Manufacturers’ recommendations being interpreted as ‘must’ (legal overtones), the limitations of SOPs, poor wording or range of interpretations, none able to foresee every situation, all reducing the need to think.
Documentary dependency, with that of automation, boxes pilots into standard operating scenarios which reduce ability to deal with the unexpected, and in some circumstances creates new operational hazards.
Many areas of the industry believe that ‘that unexpected’ will not happen – to them or in their operation; they have no knowledge of ‘it’. Alternatively, an assumption that pilots will be able managed – overreliance on human intervention in abnormal circumstances.

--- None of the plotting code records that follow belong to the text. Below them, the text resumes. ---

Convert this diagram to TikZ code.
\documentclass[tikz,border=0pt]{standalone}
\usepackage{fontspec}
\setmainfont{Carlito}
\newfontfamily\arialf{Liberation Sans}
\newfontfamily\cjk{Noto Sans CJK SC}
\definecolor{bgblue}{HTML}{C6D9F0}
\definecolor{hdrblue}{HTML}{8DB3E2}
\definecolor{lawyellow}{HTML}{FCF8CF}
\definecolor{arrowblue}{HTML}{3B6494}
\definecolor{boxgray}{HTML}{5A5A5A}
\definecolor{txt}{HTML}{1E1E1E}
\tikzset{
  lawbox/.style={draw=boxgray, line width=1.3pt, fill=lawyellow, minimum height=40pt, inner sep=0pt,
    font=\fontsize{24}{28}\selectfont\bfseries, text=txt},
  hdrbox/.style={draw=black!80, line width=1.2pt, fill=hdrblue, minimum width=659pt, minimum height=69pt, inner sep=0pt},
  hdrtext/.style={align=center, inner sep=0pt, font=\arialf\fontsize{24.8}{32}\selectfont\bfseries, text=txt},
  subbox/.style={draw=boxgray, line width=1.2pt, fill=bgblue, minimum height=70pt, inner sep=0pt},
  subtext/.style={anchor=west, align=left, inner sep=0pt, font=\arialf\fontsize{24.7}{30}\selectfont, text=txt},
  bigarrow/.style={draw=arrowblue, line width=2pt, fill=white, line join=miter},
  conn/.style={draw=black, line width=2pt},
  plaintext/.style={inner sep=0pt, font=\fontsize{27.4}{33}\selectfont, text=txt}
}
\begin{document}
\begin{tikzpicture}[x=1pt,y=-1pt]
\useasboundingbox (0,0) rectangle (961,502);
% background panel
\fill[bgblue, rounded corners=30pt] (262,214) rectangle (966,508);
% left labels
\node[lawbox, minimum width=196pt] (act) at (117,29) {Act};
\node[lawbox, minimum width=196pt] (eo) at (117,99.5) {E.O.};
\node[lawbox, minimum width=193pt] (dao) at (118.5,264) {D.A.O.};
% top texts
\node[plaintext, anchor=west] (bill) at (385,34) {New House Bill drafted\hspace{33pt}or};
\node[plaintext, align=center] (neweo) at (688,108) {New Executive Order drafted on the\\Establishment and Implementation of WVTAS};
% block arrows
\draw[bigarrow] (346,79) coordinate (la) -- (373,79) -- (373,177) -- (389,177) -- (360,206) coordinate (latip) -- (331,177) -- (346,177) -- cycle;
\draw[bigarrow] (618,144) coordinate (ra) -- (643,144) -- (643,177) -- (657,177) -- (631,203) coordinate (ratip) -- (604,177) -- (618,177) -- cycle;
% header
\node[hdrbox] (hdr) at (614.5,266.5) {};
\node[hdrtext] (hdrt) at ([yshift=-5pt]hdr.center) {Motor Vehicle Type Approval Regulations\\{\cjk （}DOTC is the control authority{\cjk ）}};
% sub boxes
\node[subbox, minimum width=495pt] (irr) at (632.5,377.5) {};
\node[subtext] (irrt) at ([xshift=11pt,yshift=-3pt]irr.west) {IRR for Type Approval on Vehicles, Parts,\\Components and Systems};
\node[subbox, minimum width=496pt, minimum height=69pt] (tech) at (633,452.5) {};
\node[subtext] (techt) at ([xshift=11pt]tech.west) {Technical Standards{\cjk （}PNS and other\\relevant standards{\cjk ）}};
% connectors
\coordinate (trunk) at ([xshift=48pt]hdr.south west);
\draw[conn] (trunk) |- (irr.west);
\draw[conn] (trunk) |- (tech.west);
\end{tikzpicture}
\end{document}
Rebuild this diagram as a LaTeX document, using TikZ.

A problem with autobrake, as with automation in general, is that it disconnects the pilot from the feel of the aircraft. Pilots lack knowledge of applied foot-force vs deceleration, and from that, varying decelerations on runways with different braking conditions. This is accentuated with the use of reverse.

Use of the autobrake system is recommended whenever the runway is limited …”; what is limited?
Before stating the classic certification rules, how might a pilot judge this, what information is available in the QRH, what is taught, and does this result in a consistent answer?

As a predominantly non-autobrake user (most types did not have it), why do Boeing come to their recommendation; what are the problems in the various conditions. Historically the case was made on inconsistent human performance during an RTO – a rare occurrence with less safety margin than for most operations.
Perhaps Boeing now judges that automation can better human performance in more normal instances. Yet an operational interpretation of their ‘recommendation’ often opposes the Boeing philosophy that the crew can (will) always override. The expectancy is that crews will be able judge ‘when’ to intervene, but the recommendation reduces opportunity to gain those skills required to judge, particularly in the more abnormal conditions.

Has the balance between comfort, cost, runway occupancy vs safety swung too far? On the basis of overrun statistics arguably yes, – ‘safety first’; have we really thought about it.
Autobrake = automind; think about it, what does ‘use’ mean, assume, or imply - pilots, trainers, operators, regulators, and manufactures.